LANSING, MI – Last year, Gretchen Whitmer was overwhelmingly elected governor on a pledge of “fix the damn roads,” which virtually all experts agree are the nation’s worst.
So why haven’t they been fixed?
The short answer is that would cost money, and the legislature is ideologically opposed. The deeper answer is that this is one more sign the system may be broken beyond repair:
Now for the rest of the story:
The governor made no secret during the campaign that new revenue would be needed. Immediately after taking office, she called for a 45-cent-per-gallon increase in the gas tax. That would generate around $2.1 billion per year, the minimum amount need to get the state’s roads and bridges into something like decent shape.
Everyone with any kind of savvy knows that fixing the roads is essential if Michigan is to be economically competitive.
Republicans do still control both houses of the Michigan Legislature, which would have to approve any spending plan.
Sandy Baruah, head of the normally pro-Republican Detroit Regional Chamber of Commerce, has urged legislators to approve new money for the roads, and likes the governor’s plan.
Once upon a time, that would have been enough of a signal to get them to do so. But not today.
While some Republican leaders initially sounded supportive, they soon dug in their heels. They all said the governor’s tax-at-the-pump idea was a nonstarter. Some Republicans said “no new taxes.”
Others hinted that they would support some new revenue, but wouldn’t say how much or how they proposed to get it.
Eventually, they said they would come up with a plan to get new money for the roads and present it publicly this summer.
But that never happened.
Apparently, Republicans couldn’t agree. Sources said some, including State Sen. Majority Leader Mike Shirkey, was open to some tax increase – but those in the lower house were not.
Finally, GOP legislative leaders met with the governor on Aug. 21 to discuss possibilities. Their main idea was having the state sell bonds to borrow $10 billion from the Michigan Public Employees Retirement System, better known as the teacher pension fund.
When teachers heard of this, they angrily rejected the idea of a “pensions for potholes” scheme. The governor herself rejected it, saying through a spokesperson that it was based on “gutting our kids’ education” to pay for the roads.
The Anderson Economic Group, a think tank often allied with the Republicans, looked at the pension bonding scheme and panned it, saying it was unwise, possibly unconstitutional, and would cost far more to pay back than the GOP legislative leaders admitted.
So … now what?
Nobody knows. State Rep. Yousef Rabhi (D-Ann Arbor,) is the Democratic floor leader. “Your guess is as good as mine,” he told me, adding that “not much has happened in the way of negotiations.”
There’s another problem looming too – agreeing on a state budget for the next fiscal year by the Sept. 30 deadline. If that doesn’t happen, most of state government will be forced to shut down.
That happened twice more than a decade ago, the last time Michigan had a governor from one party (Jennifer Granholm) and a legislature controlled by the other – and nobody looked good.
Could it happen again?
“I think that’s a real possibility, though most everyone’s stated intention is to not have that happen,” Rabhi said. But since balancing a budget without agreement on road funding may be impossible, “people are also talking about the potential of having to do short-term continuing resolutions on a month-by-month basis.”
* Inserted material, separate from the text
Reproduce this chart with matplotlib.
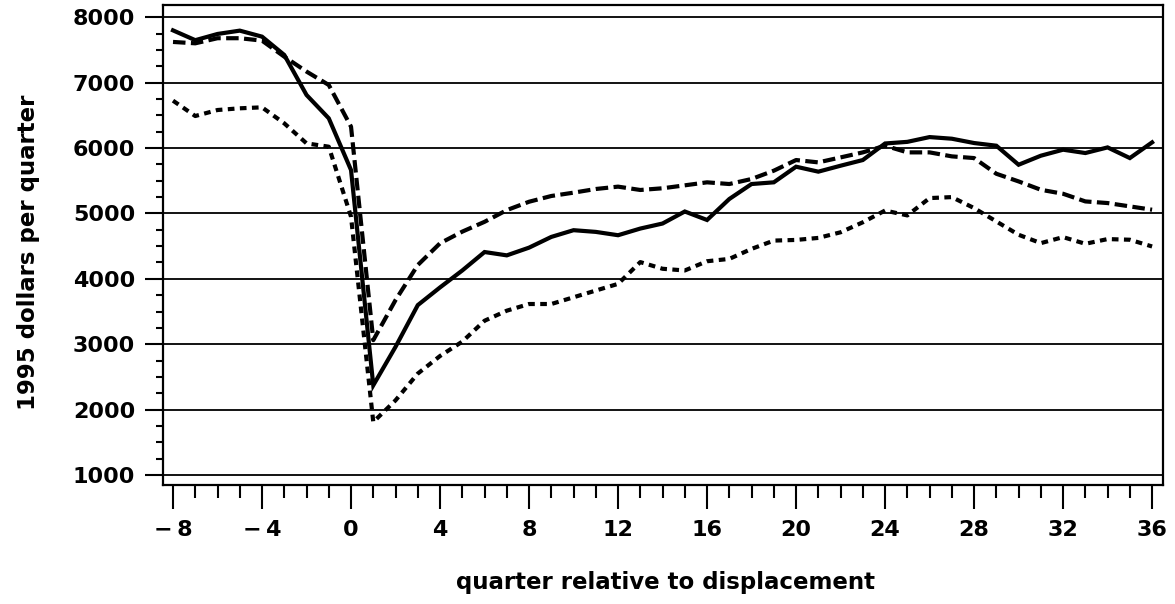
import matplotlib
matplotlib.use("Agg")
import matplotlib.pyplot as plt
from matplotlib.ticker import MultipleLocator, FixedLocator

quarters = list(range(-8, 37))

solid = [7800, 7650, 7745, 7796, 7704, 7424, 6812, 6455, 5664,
         2372, 2960, 3598, 3869, 4128, 4410, 4359, 4477, 4641, 4744, 4718,
         4667, 4769, 4846, 5030, 4900, 5221, 5450, 5476, 5715, 5639, 5730,
         5817, 6070, 6095, 6168, 6143, 6077, 6036, 5745, 5883, 5975, 5924,
         6010, 5847, 6087]

dashed = [7623, 7602, 7680, 7680, 7643, 7398, 7170, 6965, 6327,
          3062, 3675, 4211, 4544, 4722, 4872, 5051, 5179, 5267, 5318, 5374,
          5410, 5359, 5385, 5430, 5476, 5450, 5527, 5654, 5817, 5781, 5857,
          5934, 6036, 5934, 5934, 5873, 5847, 5607, 5490, 5362, 5301, 5184,
          5159, 5108, 5057]

dotted = [6725, 6490, 6582, 6608, 6623, 6378, 6072, 6021, 4950,
          1810, 2142, 2551, 2820, 3040, 3359, 3513, 3615, 3615, 3718, 3821,
          3923, 4256, 4154, 4128, 4269, 4305, 4458, 4585, 4595, 4626, 4712,
          4865, 5045, 4970, 5235, 5250, 5082, 4878, 4674, 4546, 4638, 4536,
          4608, 4598, 4495]

x_major = [-8, -4, 0, 4, 8, 12, 16, 20, 24, 28, 32, 36]
x_labels = ["\u2212\u20098", "\u2212\u20094", "0", "4", "8", "12", "16", "20", "24", "28", "32", "36"]
y_major = [1000, 2000, 3000, 4000, 5000, 6000, 7000, 8000]
y_labels = ["1000", "2000", "3000", "4000", "5000", "6000", "7000", "8000"]

plt.rcParams['font.family'] = ['DejaVu Sans']
plt.rcParams['font.weight'] = 'bold'

fig = plt.figure(figsize=(11.75, 6.04), dpi=100)
ax = fig.add_axes([163/1175, 1-485/604, 1000/1175, 480/604])

for yv in y_major:
    ax.axhline(yv, color='black', lw=1.3, zorder=1)

lw = 3.0
ax.plot(quarters, solid, color='black', lw=lw, solid_joinstyle='miter', zorder=3)
ax.plot(quarters, dashed, color='black', lw=lw, dashes=(3.0, 1.3), dash_capstyle='butt', zorder=3)
ax.plot(quarters, dotted, color='black', lw=lw, dashes=(1.6, 1.3), dash_capstyle='butt', zorder=3)

ax.set_xlim(-8.45, 36.49)
ax.set_ylim(847, 8188)

ax.xaxis.set_major_locator(FixedLocator(x_major))
ax.set_xticklabels(x_labels)
ax.xaxis.set_minor_locator(MultipleLocator(1))
ax.yaxis.set_major_locator(FixedLocator(y_major))
ax.set_yticklabels(y_labels)
ax.yaxis.set_minor_locator(MultipleLocator(250))

ax.tick_params(axis='x', which='major', length=17, width=1.5, direction='out', pad=8, labelsize=16)
ax.tick_params(axis='x', which='minor', length=9.5, width=1.5, direction='out')
ax.tick_params(axis='y', which='major', length=13, width=1.5, direction='out', pad=7, labelsize=16)
ax.tick_params(axis='y', which='minor', length=5, width=1.5, direction='out')

for s in ax.spines.values():
    s.set_linewidth(1.6)

for lab in ax.get_xticklabels() + ax.get_yticklabels():
    lab.set_fontweight('bold')

fig.text(29/1175, 1-252/604, "1995 dollars per quarter", rotation=90,
         ha='center', va='center', fontsize=16.5, fontweight='bold')
fig.text(665/1175, 1-582/604, "quarter relative to displacement",
         ha='center', va='center', fontsize=16.5, fontweight='bold')

fig.savefig("out.png", dpi=100)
But if it is hard to see how this will all be resolved, it is much easier to see how Michigan got into this mess:
Term-limits, extreme gerrymandering and ideological rigidity have all helped make a once-prosperous state with good bi-partisan government largely dysfunctional.
Today, nobody can serve more than six years in the state house and eight in the senate, after which they are barred for life.
That means there isn’t time for lawmakers to learn their craft and develop the sort of relationships that make government work. Republicans have also gerrymandered district lines to ensure they remain in perpetual control of the legislature.
Last year, Democrats swept Michigan, winning every major statewide office and getting a majority of the popular vote for both houses of the legislature. But thanks to gerrymandering, Republicans kept control of both the Michigan House and the Senate.
Add that to term limits, the vast amounts spent by right-wing groups to try and influence the election, and here’s the result:
Back before term limits, legislators usually spent at least a decade in the ranks, usually more, before rising to leadership positions – especially top leadership.
Today, the Speaker of the House is one Lee Chatfield, a 31-year-old from the town of Levering, just south of the Mackinac Bridge.
Prior to getting elected in 2016, he was a teacher and a coach at a small fundamentalist religious school where his father is the principal. His district is entirely rural, he opposes any new taxes, and said recently “I want to make sure that Northern Michigan taxpayers aren’t paying for roads in Southern Michigan.”
He doesn’t seem to understand that Michigan’s economy and future depends on having a modern and well-maintained statewide infrastructure, particularly the roads.
With that kind of leadership, is it any wonder that Michigan, once a leading manufacturing state, continues to decline?